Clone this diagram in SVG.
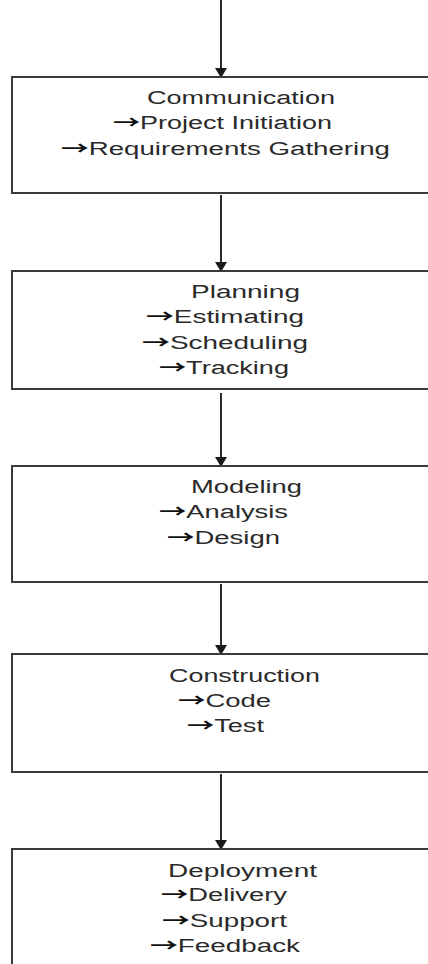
<svg xmlns="http://www.w3.org/2000/svg" width="428" height="964" viewBox="0 0 428 964">
  <style>
    .box { fill: #ffffff; stroke: #3a3a3a; stroke-width: 2; }
    .lbl { font-family: "Liberation Sans", Arial, sans-serif; font-size: 18px; fill: #2a2a2a; }
    .ar { font-family: "Noto Sans CJK SC", sans-serif; font-weight: bold; fill: #111; }
    .flow { stroke: #2a2a2a; stroke-width: 2; fill: none; marker-end: url(#head); }
  </style>
  <defs>
    <marker id="head" markerUnits="userSpaceOnUse" markerWidth="10" markerHeight="12" refX="10" refY="6" orient="auto" viewBox="0 0 10 12">
      <path d="M0,0 L10,6 L0,12 Z" fill="#1a1a1a"/>
    </marker>
  </defs>
  <rect width="428" height="964" fill="#ffffff"/>

  <g id="connectors">
    <line class="flow" x1="221" y1="0" x2="221" y2="78"/>
    <line class="flow" x1="221" y1="195" x2="221" y2="272"/>
    <line class="flow" x1="221" y1="393" x2="221" y2="467"/>
    <line class="flow" x1="221" y1="584" x2="221" y2="655"/>
    <line class="flow" x1="221" y1="774" x2="221" y2="850"/>
  </g>

  <g id="communication">
    <rect class="box" x="12" y="77" width="430" height="116"/>
    <text class="lbl" x="147" y="104" textLength="188" lengthAdjust="spacingAndGlyphs">Communication</text>
    <text class="lbl" x="113" y="129" textLength="219" lengthAdjust="spacingAndGlyphs"><tspan class="ar">→</tspan>Project Initiation</text>
    <text class="lbl" x="61" y="155" textLength="329" lengthAdjust="spacingAndGlyphs"><tspan class="ar">→</tspan>Requirements Gathering</text>
  </g>

  <g id="planning">
    <rect class="box" x="12" y="271" width="430" height="118"/>
    <text class="lbl" x="191" y="298" textLength="109" lengthAdjust="spacingAndGlyphs">Planning</text>
    <text class="lbl" x="146" y="323" textLength="158" lengthAdjust="spacingAndGlyphs"><tspan class="ar">→</tspan>Estimating</text>
    <text class="lbl" x="142" y="349" textLength="166" lengthAdjust="spacingAndGlyphs"><tspan class="ar">→</tspan>Scheduling</text>
    <text class="lbl" x="159" y="374" textLength="130" lengthAdjust="spacingAndGlyphs"><tspan class="ar">→</tspan>Tracking</text>
  </g>

  <g id="modeling">
    <rect class="box" x="12" y="466" width="430" height="116"/>
    <text class="lbl" x="191" y="493" textLength="111" lengthAdjust="spacingAndGlyphs">Modeling</text>
    <text class="lbl" x="159" y="518" textLength="129" lengthAdjust="spacingAndGlyphs"><tspan class="ar">→</tspan>Analysis</text>
    <text class="lbl" x="167" y="544" textLength="113" lengthAdjust="spacingAndGlyphs"><tspan class="ar">→</tspan>Design</text>
  </g>

  <g id="construction">
    <rect class="box" x="12" y="654" width="430" height="118"/>
    <text class="lbl" x="169" y="682" textLength="151" lengthAdjust="spacingAndGlyphs">Construction</text>
    <text class="lbl" x="178" y="707" textLength="93" lengthAdjust="spacingAndGlyphs"><tspan class="ar">→</tspan>Code</text>
    <text class="lbl" x="187" y="732" textLength="77" lengthAdjust="spacingAndGlyphs"><tspan class="ar">→</tspan>Test</text>
  </g>

  <g id="deployment">
    <rect class="box" x="12" y="849" width="430" height="130"/>
    <text class="lbl" x="168" y="877" textLength="149" lengthAdjust="spacingAndGlyphs">Deployment</text>
    <text class="lbl" x="161" y="901" textLength="126" lengthAdjust="spacingAndGlyphs"><tspan class="ar">→</tspan>Delivery</text>
    <text class="lbl" x="162" y="927" textLength="125" lengthAdjust="spacingAndGlyphs"><tspan class="ar">→</tspan>Support</text>
    <text class="lbl" x="150" y="952" textLength="150" lengthAdjust="spacingAndGlyphs"><tspan class="ar">→</tspan>Feedback</text>
  </g>
</svg>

################

SHORT PROBLEM -
Transcribe the listing above verbatim. Omit the pictures.

WRITTEN RESPONSE -
Clone this diagram in SVG.
<svg xmlns="http://www.w3.org/2000/svg" width="428" height="964" viewBox="0 0 428 964">
  <style>
    .box { fill: #ffffff; stroke: #3a3a3a; stroke-width: 2; }
    .lbl { font-family: "Liberation Sans", Arial, sans-serif; font-size: 18px; fill: #2a2a2a; }
    .ar { font-family: "Noto Sans CJK SC", sans-serif; font-weight: bold; fill: #111; }
    .flow { stroke: #2a2a2a; stroke-width: 2; fill: none; marker-end: url(#head); }
  </style>
  <defs>
    <marker id="head" markerUnits="userSpaceOnUse" markerWidth="10" markerHeight="12" refX="10" refY="6" orient="auto" viewBox="0 0 10 12">
      <path d="M0,0 L10,6 L0,12 Z" fill="#1a1a1a"/>
    </marker>
  </defs>
  <rect width="428" height="964" fill="#ffffff"/>

  <g id="connectors">
    <line class="flow" x1="221" y1="0" x2="221" y2="78"/>
    <line class="flow" x1="221" y1="195" x2="221" y2="272"/>
    <line class="flow" x1="221" y1="393" x2="221" y2="467"/>
    <line class="flow" x1="221" y1="584" x2="221" y2="655"/>
    <line class="flow" x1="221" y1="774" x2="221" y2="850"/>
  </g>

  <g id="communication">
    <rect class="box" x="12" y="77" width="430" height="116"/>
    <text class="lbl" x="147" y="104" textLength="188" lengthAdjust="spacingAndGlyphs">Communication</text>
    <text class="lbl" x="113" y="129" textLength="219" lengthAdjust="spacingAndGlyphs"><tspan class="ar">→</tspan>Project Initiation</text>
    <text class="lbl" x="61" y="155" textLength="329" lengthAdjust="spacingAndGlyphs"><tspan class="ar">→</tspan>Requirements Gathering</text>
  </g>

  <g id="planning">
    <rect class="box" x="12" y="271" width="430" height="118"/>
    <text class="lbl" x="191" y="298" textLength="109" lengthAdjust="spacingAndGlyphs">Planning</text>
    <text class="lbl" x="146" y="323" textLength="158" lengthAdjust="spacingAndGlyphs"><tspan class="ar">→</tspan>Estimating</text>
    <text class="lbl" x="142" y="349" textLength="166" lengthAdjust="spacingAndGlyphs"><tspan class="ar">→</tspan>Scheduling</text>
    <text class="lbl" x="159" y="374" textLength="130" lengthAdjust="spacingAndGlyphs"><tspan class="ar">→</tspan>Tracking</text>
  </g>

  <g id="modeling">
    <rect class="box" x="12" y="466" width="430" height="116"/>
    <text class="lbl" x="191" y="493" textLength="111" lengthAdjust="spacingAndGlyphs">Modeling</text>
    <text class="lbl" x="159" y="518" textLength="129" lengthAdjust="spacingAndGlyphs"><tspan class="ar">→</tspan>Analysis</text>
    <text class="lbl" x="167" y="544" textLength="113" lengthAdjust="spacingAndGlyphs"><tspan class="ar">→</tspan>Design</text>
  </g>

  <g id="construction">
    <rect class="box" x="12" y="654" width="430" height="118"/>
    <text class="lbl" x="169" y="682" textLength="151" lengthAdjust="spacingAndGlyphs">Construction</text>
    <text class="lbl" x="178" y="707" textLength="93" lengthAdjust="spacingAndGlyphs"><tspan class="ar">→</tspan>Code</text>
    <text class="lbl" x="187" y="732" textLength="77" lengthAdjust="spacingAndGlyphs"><tspan class="ar">→</tspan>Test</text>
  </g>

  <g id="deployment">
    <rect class="box" x="12" y="849" width="430" height="130"/>
    <text class="lbl" x="168" y="877" textLength="149" lengthAdjust="spacingAndGlyphs">Deployment</text>
    <text class="lbl" x="161" y="901" textLength="126" lengthAdjust="spacingAndGlyphs"><tspan class="ar">→</tspan>Delivery</text>
    <text class="lbl" x="162" y="927" textLength="125" lengthAdjust="spacingAndGlyphs"><tspan class="ar">→</tspan>Support</text>
    <text class="lbl" x="150" y="952" textLength="150" lengthAdjust="spacingAndGlyphs"><tspan class="ar">→</tspan>Feedback</text>
  </g>
</svg>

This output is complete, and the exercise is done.